Why I... believe universities could get much more impact from poets on campus

七月 30, 2004

"You're not still here?" A pro vice-chancellor exclaimed in mock hysterics to a poet friend of mine in the car park of his university.

Though he was joking, I couldn't help feeling that the remark betrayed something of his true perception of us poets working in universities.

You see, depressing as it may sound, it doesn't seem that the managers of higher education want to commit themselves to poets for more than a short period. I suppose this is partly because they find it difficult to assess a poet's contribution to students' overall work.

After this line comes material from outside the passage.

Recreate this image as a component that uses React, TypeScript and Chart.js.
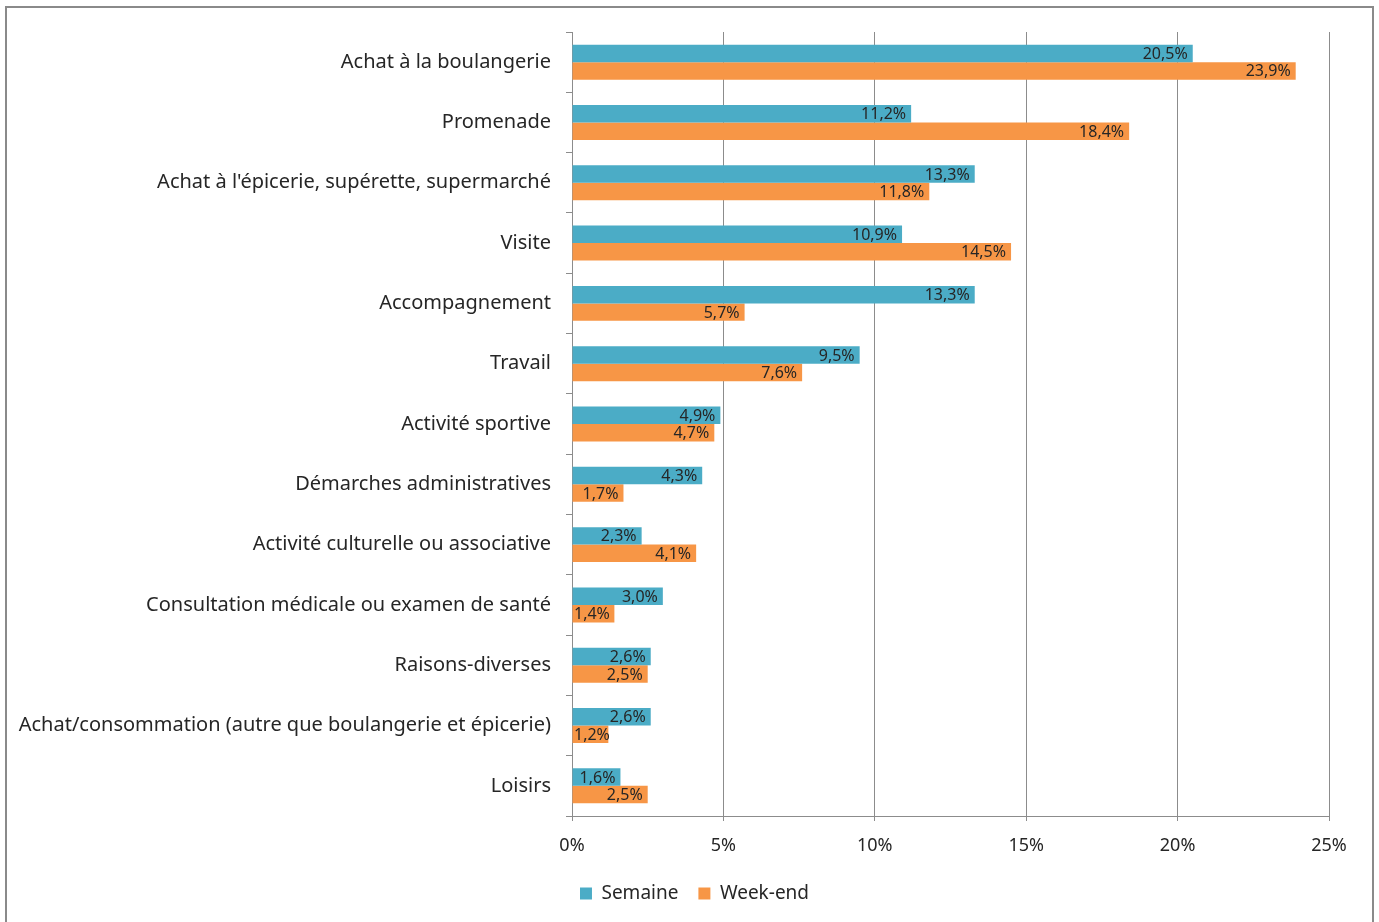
import React, { useEffect, useRef } from "react";
import { Chart, registerables } from "chart.js";

Chart.register(...registerables);

const categories = [
  "Achat à la boulangerie",
  "Promenade",
  "Achat à l'épicerie, supérette, supermarché",
  "Visite",
  "Accompagnement",
  "Travail",
  "Activité sportive",
  "Démarches administratives",
  "Activité culturelle ou associative",
  "Consultation médicale ou examen de santé",
  "Raisons-diverses",
  "Achat/consommation (autre que boulangerie et épicerie)",
  "Loisirs",
];

const semaine = [20.5, 11.2, 13.3, 10.9, 13.3, 9.5, 4.9, 4.3, 2.3, 3.0, 2.6, 2.6, 1.6];
const weekend = [23.9, 18.4, 11.8, 14.5, 5.7, 7.6, 4.7, 1.7, 4.1, 1.4, 2.5, 1.2, 2.5];

const xTicks = [0, 5, 10, 15, 20, 25];

const FONT = "'Noto Sans', 'Open Sans', sans-serif";
const TEXT = "#262626";
const GRID = "#8c8c8c";

const fmt = (v: number) => v.toFixed(1).replace(".", ",") + "%";

const valueLabels = {
  id: "valueLabels",
  afterDatasetsDraw(chart: any) {
    const ctx = chart.ctx;
    const left = chart.chartArea.left;
    ctx.save();
    ctx.font = `16px ${FONT}`;
    ctx.fillStyle = TEXT;
    ctx.textBaseline = "middle";
    ctx.textAlign = "left";
    chart.data.datasets.forEach((ds: any, di: number) => {
      const meta = chart.getDatasetMeta(di);
      meta.data.forEach((el: any, i: number) => {
        const txt = fmt(ds.data[i]);
        const w = ctx.measureText(txt).width;
        let x = el.x - 5 - w;
        if (x < left + 2) x = left + 2;
        ctx.fillText(txt, x, el.y + 1);
      });
    });
    ctx.restore();
  },
};

export default function App() {
  const ref = useRef<HTMLCanvasElement | null>(null);

  useEffect(() => {
    if (!ref.current) return;
    const chart = new Chart(ref.current, {
      type: "bar",
      data: {
        labels: categories,
        datasets: [
          {
            label: "Semaine",
            data: semaine,
            backgroundColor: "#4BACC6",
            categoryPercentage: 0.58,
            barPercentage: 1,
            yAxisID: "y",
          },
          {
            label: "Week-end",
            data: weekend,
            backgroundColor: "#F79646",
            categoryPercentage: 0.58,
            barPercentage: 1,
            yAxisID: "y",
          },
        ],
      },
      options: {
        indexAxis: "y",
        responsive: false,
        animation: false,
        layout: { padding: { left: 10, right: 0, top: 32, bottom: 9 } },
        plugins: {
          legend: {
            position: "bottom",
            labels: {
              font: { family: FONT, size: 19 },
              color: TEXT,
              boxWidth: 12,
              boxHeight: 12,
              padding: 20,
            },
          },
          tooltip: { enabled: false },
        },
        scales: {
          x: {
            min: 0,
            max: 25,
            afterBuildTicks(scale: any) {
              scale.ticks = xTicks.map((v) => ({ value: v }));
            },
            afterFit(scale: any) {
              scale.height = 48;
            },
            ticks: {
              font: { family: FONT, size: 18 },
              color: TEXT,
              padding: 14,
              callback: (v: any) => v + "%",
            },
            grid: { color: GRID, tickLength: 5, drawTicks: true },
            border: { display: true, color: GRID },
          },
          y: {
            afterFit(scale: any) {
              scale.width = 562;
            },
            ticks: {
              font: { family: FONT, size: 20 },
              color: TEXT,
              padding: 15,
            },
            grid: {
              offset: true,
              drawOnChartArea: false,
              drawTicks: true,
              tickLength: 6,
              color: GRID,
            },
            border: { display: true, color: GRID },
          },
          yRight: {
            type: "category",
            position: "right",
            labels: categories,
            afterFit(scale: any) {
              scale.width = 50;
            },
            ticks: { display: false },
            grid: { display: false },
            border: { display: false },
          },
        },
      },
      plugins: [valueLabels],
    } as any);
    return () => chart.destroy();
  }, []);

  return (
    <div
      style={{
        position: "absolute",
        left: 0,
        top: 0,
        width: 1379,
        height: 922,
        overflow: "hidden",
        background: "#fff",
      }}
    >
      <canvas ref={ref} width={1379} height={922} style={{ display: "block" }} />
      <div
        style={{
          position: "absolute",
          left: 5,
          top: 6,
          width: 1369,
          height: 940,
          border: "2px solid #8a8a8a",
          boxSizing: "border-box",
          pointerEvents: "none",
        }}
      />
    </div>
  );
}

Universities can measure the work of many academic staff by referring to performance indicators, but they have no real mechanism to measure the effectiveness of the work poets do.

So at the end of each semester, a poet is usually left to his own devices to qualify and quantify the work he has undertaken as if he's a business analyst. As one line manager said to a poet, the idea is to be as entrepreneurial as possible.

Naturally, the resident poet will do the obvious entrepreneurial stuff - get involved in spreading the word of poetry. And, understandably, everything will be set up on a temporary basis, with a view that it might not continue when he has left. Senior managers rarely make poetry and its long-term objectives a priority unless its presence can contribute significantly to a department's research assessment exercise score. This neglect is also reflected in the haphazard way a university sets aside funding for poets.

Generally in my experience, senior managers show little commitment towards the artist and his work. Some may even be of the "I don't know much about modern poetry but I know what I like" brigade, who will chat to the poet and rubbish modern poetry at a singular puff of exasperation.

This situation can be exacerbated by the painful fact that some senior managers, generally from a science or business background, have only a vague concept of how poets work and of their reliance on inspiration and creativity. A dean recently asked me to produce a business plan that would justify and quantify the value of the work I did with English students studying poetry. He couldn't see how these things don't correlate.

The use of a poet in a university can become a purely synthetic exercise that the poet has to learn to live with unless the relationship can be enhanced by mutual understanding of each other's roles. The work of a resident poet has to be taken seriously if it is to have any real impact or creative/educational value.

Perhaps higher education management could consider that resident poets need a specific job description that will allow them to prioritise their work.

It's not enough for managers to simply say, "Develop a literary culture in the university." That's far too vague to have any real meaning. The poet needs clearly defined directives. Senior managers must pinpoint the overall aims for the poet, must work with him on a detailed plan of how those goals will be attained and must agree on a set of realistic targets for the immediate and long-term future.

The poet needs to know what his role is and how he will fit into the grand scheme of the university's five-year or ten-year plan. In particular, funding has to be carefully and minutely organised for a longer period so as to give the poet a degree of financial security. And for the work to be effective, the poet needs the collaboration of, and commitment from, the whole university.

Without this, at the end of his tenancy, the poet will move on frustrated and demoralised, hoping that in his next post he might encounter managers who don't shout across the campus surprised that they're still funding poetry.

Roshan Doug
Fellow of the Royal Society of Arts, poet-in-residence and visiting professor in poetry
University of Central England.

Roshan Doug's latest volume of poems, Illusions and Delusions and Dirty Words , has just been published by University of Central England Press.